OPINION OF THE COURT
Per Curiam.Order, entered April 11, 2012, affirmed, with $10 costs.
Plaintiffs commenced this negligence action seeking to recover damages for injuries the then nine-year-old infant plaintiff allegedly sustained when, during an after-school program run by defendant, he was struck in the face by a chair that was pushed or “bumped” by a fellow student, one “Nando.” Accepting as true the facts alleged by plaintiffs in opposing summary judgment, and drawing all reasonable inferences in the light most favorable to them (see Asabor v Archdiocese of N.Y., 102 AD3d 524, 527 [2013]), the record shows that Nando and another (third) student were, at minimum, yelling and arguing for two or three minutes, in the presence of one or more of defendant’s counselors, before the “ruckus” escalated and plaintiff was hit by the chair.

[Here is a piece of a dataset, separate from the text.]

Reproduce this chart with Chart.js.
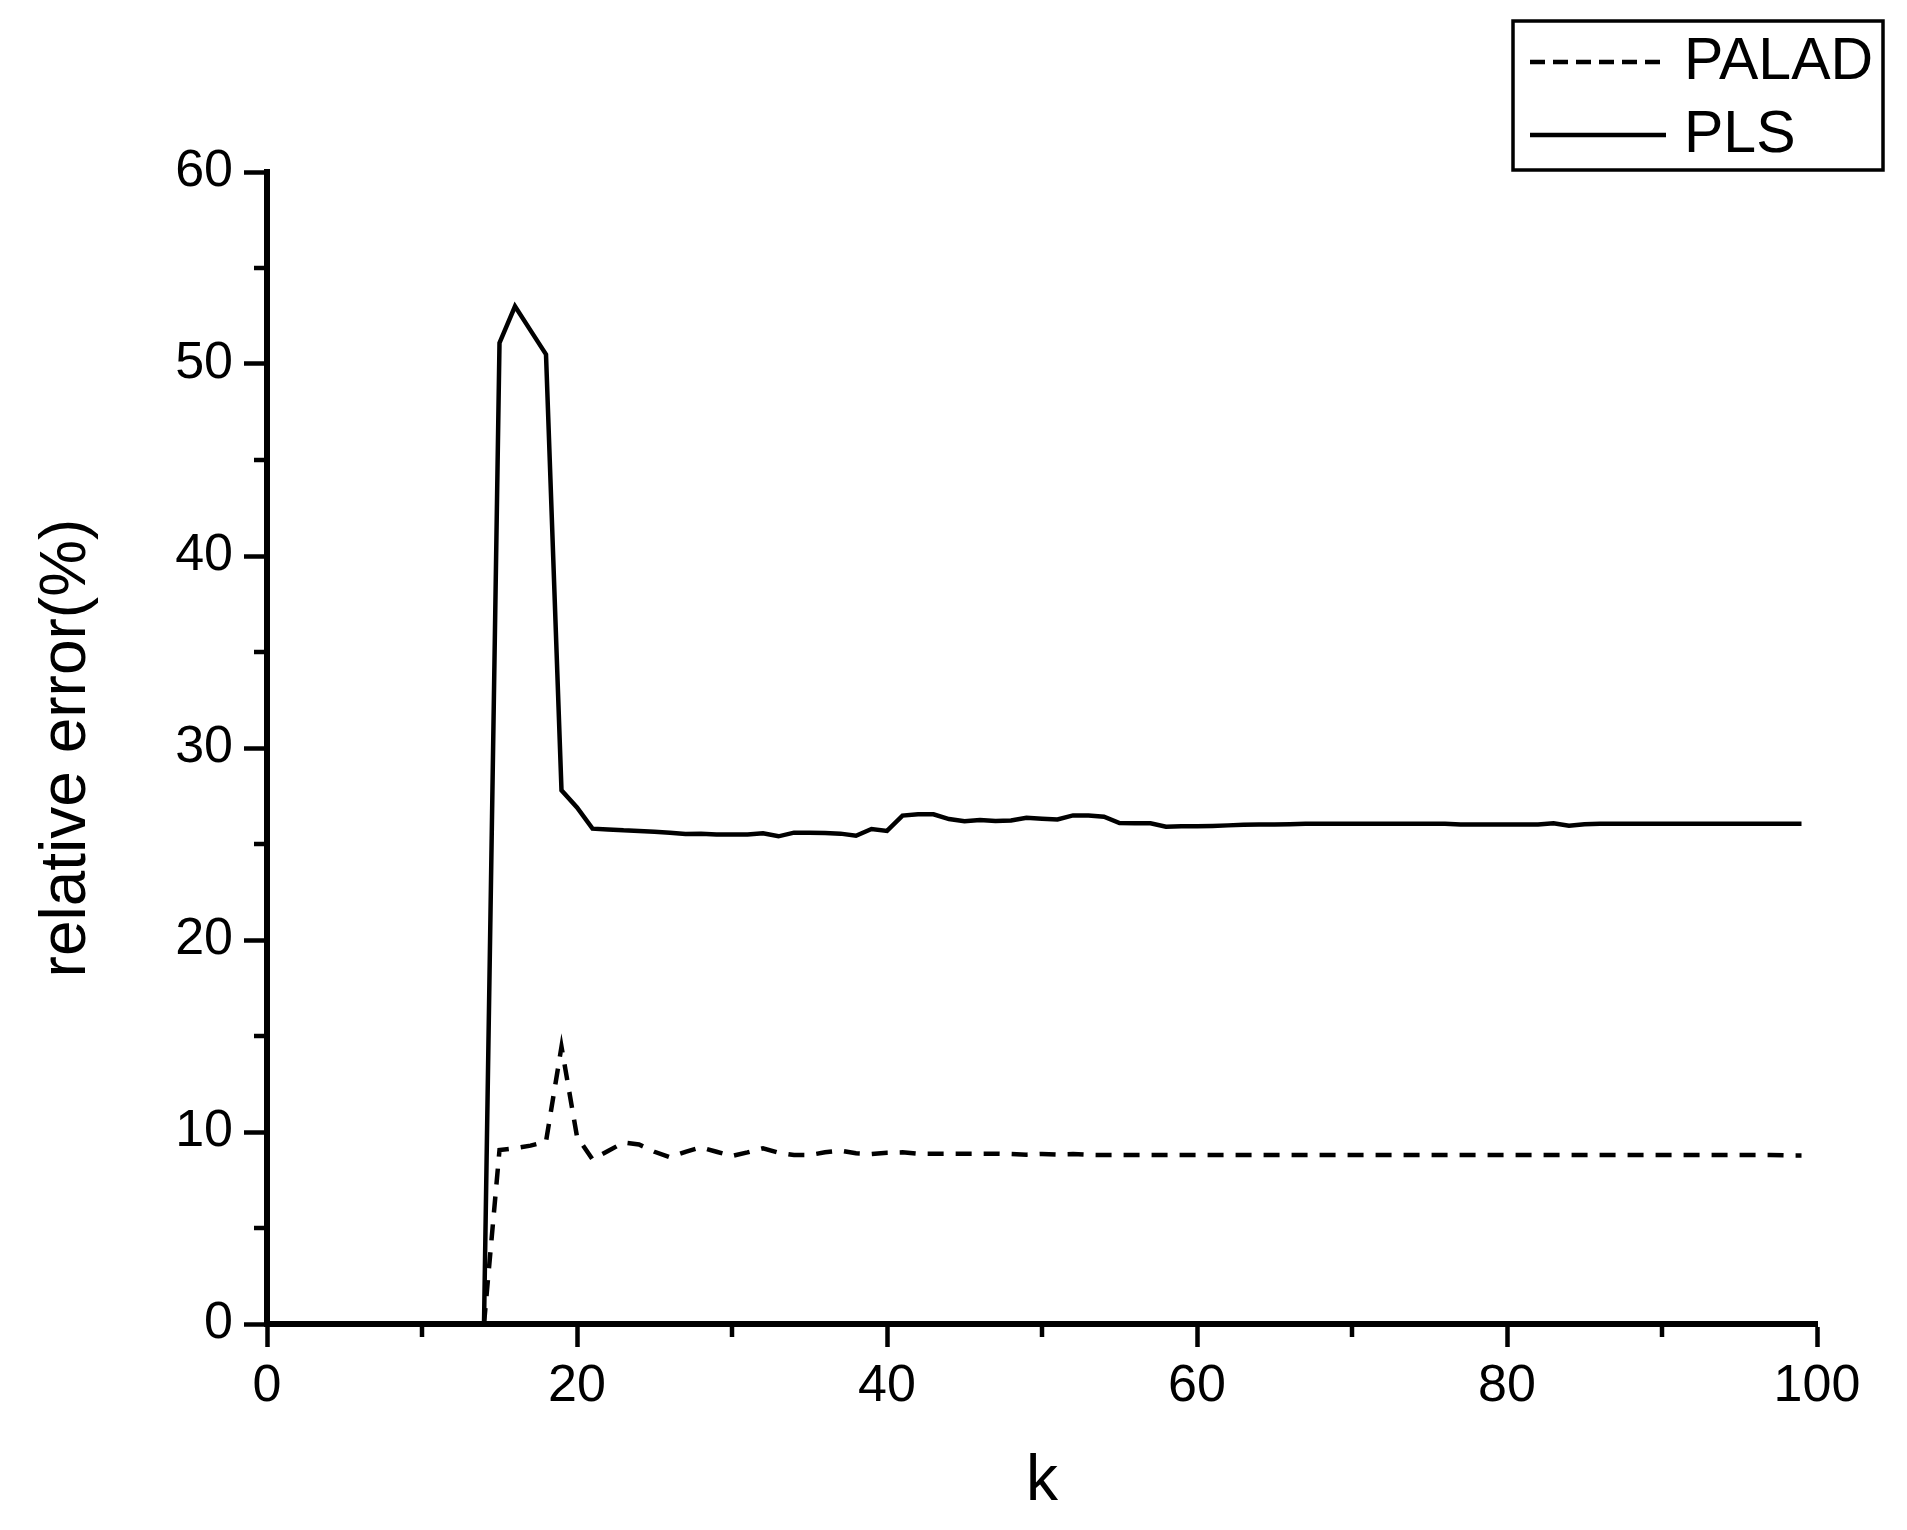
<!DOCTYPE html>
<html>
<head>
<meta charset="utf-8">
<script src="https://cdn.jsdelivr.net/npm/chart.js@4/dist/chart.umd.min.js"></script>
<style>
  html, body { margin: 0; padding: 0; background: #fff; }
  #wrap { width: 1907px; height: 1530px; }
</style>
</head>
<body>
<div id="wrap"><canvas id="c" width="1907" height="1530"></canvas></div>
<script>
// ---- data ----
const kValues = [14,15,16,17,18,19,20,21,22,23,24,25,26,27,28,29,30,31,32,33,34,35,36,37,38,39,40,
  41,42,43,44,45,46,47,48,49,50,51,52,53,54,55,56,57,58,59,60,61,62,63,64,65,66,67,68,69,70,
  71,72,73,74,75,76,77,78,79,80,81,82,83,84,85,86,87,88,89,90,91,92,93,94,95,96,97,98,99];

const paladValues = [0,9.06,9.15,9.29,9.5,14.44,9.76,8.58,9.01,9.45,9.35,8.97,8.68,8.97,9.2,8.97,8.75,
  8.94,9.15,8.92,8.8,8.8,8.94,9.03,8.89,8.85,8.92,
  8.94,8.87,8.87,8.87,8.87,8.87,8.87,8.85,8.82,8.86,8.83,8.85,8.81,8.8,8.8,8.8,8.8,8.8,8.8,8.8,
  8.8,8.8,8.8,8.8,8.8,8.8,8.8,8.8,8.8,8.8,8.8,8.8,8.8,8.8,8.8,8.8,8.8,8.8,8.8,8.8,8.8,8.8,8.8,
  8.8,8.8,8.8,8.8,8.8,8.8,8.8,8.8,8.8,8.8,8.8,8.8,8.8,8.8,8.78,8.78];

const plsValues = [0,51.1,53.0,51.75,50.5,27.8,26.9,25.8,25.76,25.71,25.68,25.64,25.59,25.52,25.54,25.5,25.5,
  25.5,25.56,25.4,25.59,25.59,25.57,25.54,25.43,25.78,25.68,
  26.48,26.55,26.55,26.3,26.18,26.25,26.2,26.22,26.37,26.32,26.28,26.49,26.48,26.42,26.09,26.08,26.08,25.9,25.92,25.92,
  25.94,25.97,26.0,26.02,26.02,26.03,26.05,26.06,26.06,26.06,26.06,26.06,26.06,26.06,26.06,26.06,
  26.02,26.02,26.02,26.02,26.02,26.02,26.08,25.95,26.03,26.06,26.06,26.06,26.06,26.06,26.06,26.06,26.06,26.06,26.06,26.06,26.06,26.06,26.06,26.06];

const seriesLabels = ['PALAD', 'PLS'];
const xMajorStep = 20;
const yMajorStep = 10;
const xMinorTicks = [10, 30, 50, 70, 90];
const yMinorTicks = [5, 15, 25, 35, 45, 55];
const xTitle = 'k';
const yTitle = 'relative error(%)';

// ---- chart ----
const FONT = '"Liberation Sans", Arial, Helvetica, sans-serif';

const minorTickPlugin = {
  id: 'minorTicks',
  afterDraw(chart) {
    const { ctx, chartArea, scales } = chart;
    ctx.save();
    ctx.strokeStyle = '#000';
    ctx.lineWidth = 4.5;
    xMinorTicks.forEach(v => {
      const px = scales.x.getPixelForValue(v);
      ctx.beginPath();
      ctx.moveTo(px, chartArea.bottom);
      ctx.lineTo(px, chartArea.bottom + 13);
      ctx.stroke();
    });
    yMinorTicks.forEach(v => {
      const py = scales.y.getPixelForValue(v);
      ctx.beginPath();
      ctx.moveTo(chartArea.left, py);
      ctx.lineTo(chartArea.left - 13, py);
      ctx.stroke();
    });
    ctx.restore();
  }
};

const boxLegendPlugin = {
  id: 'boxLegend',
  afterDraw(chart) {
    const { ctx } = chart;
    const box = { left: 1513, top: 21, right: 1883, bottom: 170 };
    ctx.save();
    ctx.strokeStyle = '#000';
    ctx.lineWidth = 3.5;
    ctx.strokeRect(box.left, box.top, box.right - box.left, box.bottom - box.top);
    const rows = [62, 135];
    ctx.font = '59px ' + FONT;
    ctx.textBaseline = 'middle';
    ctx.textAlign = 'left';
    ctx.fillStyle = '#000';
    chart.data.datasets.forEach((ds, i) => {
      const y = rows[i];
      ctx.beginPath();
      ctx.lineWidth = ds.borderWidth;
      ctx.setLineDash(ds.borderDash && ds.borderDash.length ? [15, 8] : []);
      ctx.moveTo(1530, y);
      ctx.lineTo(1666, y);
      ctx.stroke();
      ctx.setLineDash([]);
      ctx.fillText(ds.label, 1684, y + 1);
    });
    ctx.restore();
  }
};

const toPoints = vals => kValues.map((k, i) => ({ x: k, y: vals[i] }));

new Chart(document.getElementById('c'), {
  type: 'line',
  data: {
    datasets: [
      {
        label: seriesLabels[0],
        data: toPoints(paladValues),
        borderColor: '#000',
        borderWidth: 4.5,
        borderDash: [16, 12],
        pointRadius: 0,
        tension: 0,
        fill: false
      },
      {
        label: seriesLabels[1],
        data: toPoints(plsValues),
        borderColor: '#000',
        borderWidth: 4.5,
        pointRadius: 0,
        tension: 0,
        fill: false
      }
    ]
  },
  options: {
    responsive: false,
    devicePixelRatio: 1,
    animation: false,
    layout: { padding: { top: 172, right: 90, left: 0, bottom: 0 } },
    plugins: {
      legend: { display: false },
      tooltip: { enabled: false }
    },
    scales: {
      x: {
        type: 'linear',
        min: 0,
        max: 100,
        afterFit(scale) { scale.height = 206; },
        ticks: {
          stepSize: xMajorStep,
          color: '#000',
          padding: 8,
          maxRotation: 0,
          font: { family: FONT, size: 52 }
        },
        grid: {
          display: true,
          drawOnChartArea: false,
          drawTicks: true,
          tickLength: 23,
          tickWidth: 4.5,
          tickColor: '#000'
        },
        border: { display: true, color: '#000', width: 6 },
        title: {
          display: true,
          text: xTitle,
          color: '#000',
          font: { family: FONT, size: 64 },
          padding: { top: 0, bottom: 9 }
        }
      },
      y: {
        type: 'linear',
        min: 0,
        max: 60,
        afterFit(scale) { scale.width = 267; },
        ticks: {
          stepSize: yMajorStep,
          color: '#000',
          padding: 11,
          font: { family: FONT, size: 52 }
        },
        grid: {
          display: true,
          drawOnChartArea: false,
          drawTicks: true,
          tickLength: 23,
          tickWidth: 4.5,
          tickColor: '#000'
        },
        border: { display: true, color: '#000', width: 6 },
        title: {
          display: true,
          text: yTitle,
          color: '#000',
          font: { family: FONT, size: 64 },
          padding: { top: 29, bottom: 0 }
        }
      }
    }
  },
  plugins: [minorTickPlugin, boxLegendPlugin]
});
</script>
</body>
</html>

While defendant sustained its summary judgment burden of establishing that it had no actual or constructive notice of any prior misconduct by Nando or the other unnamed student (see Mirand v City of New York, 84 NY2d 44, 49 [1994]), there remain material issues of fact as to whether defendant adequately supervised the students in its charge and, if not, whether the infant plaintiff’s injuries were foreseeable and proximately related to the absence of adequate supervision (id. at 49-50). Specifically, a trial is required to determine whether defendant’s counselors
“were presented with a potentially dangerous situation and failed to take ‘energetic steps to intervene’ in time to prevent one student from injuring another (Lawes v Board of Educ., 16 NY2d 302, 305; cf., Hanley v Hornbeck, 127 AD2d 905) . . . [and] whether [the infant plaintiffs] injuries were a foreseeable consequence of the [counselors’] alleged failure to respond appropriately as the events unfolded” *62(Nelson v Sachem Cent. School Dist., 245 AD2d 434, 435 [1997]).
On this record, it cannot be said as a matter of law that the incident happened in “so short a span of time that ‘even the most intense supervision could not have prevented it’ ” (Janukajtis v Fallon, 284 AD2d 428, 430 [2001], quoting Convey v City of Rye School Dist., 271 AD2d 154, 160 [2000]).
Lowe, III, EJ., Shulman and Torres, JJ., concur.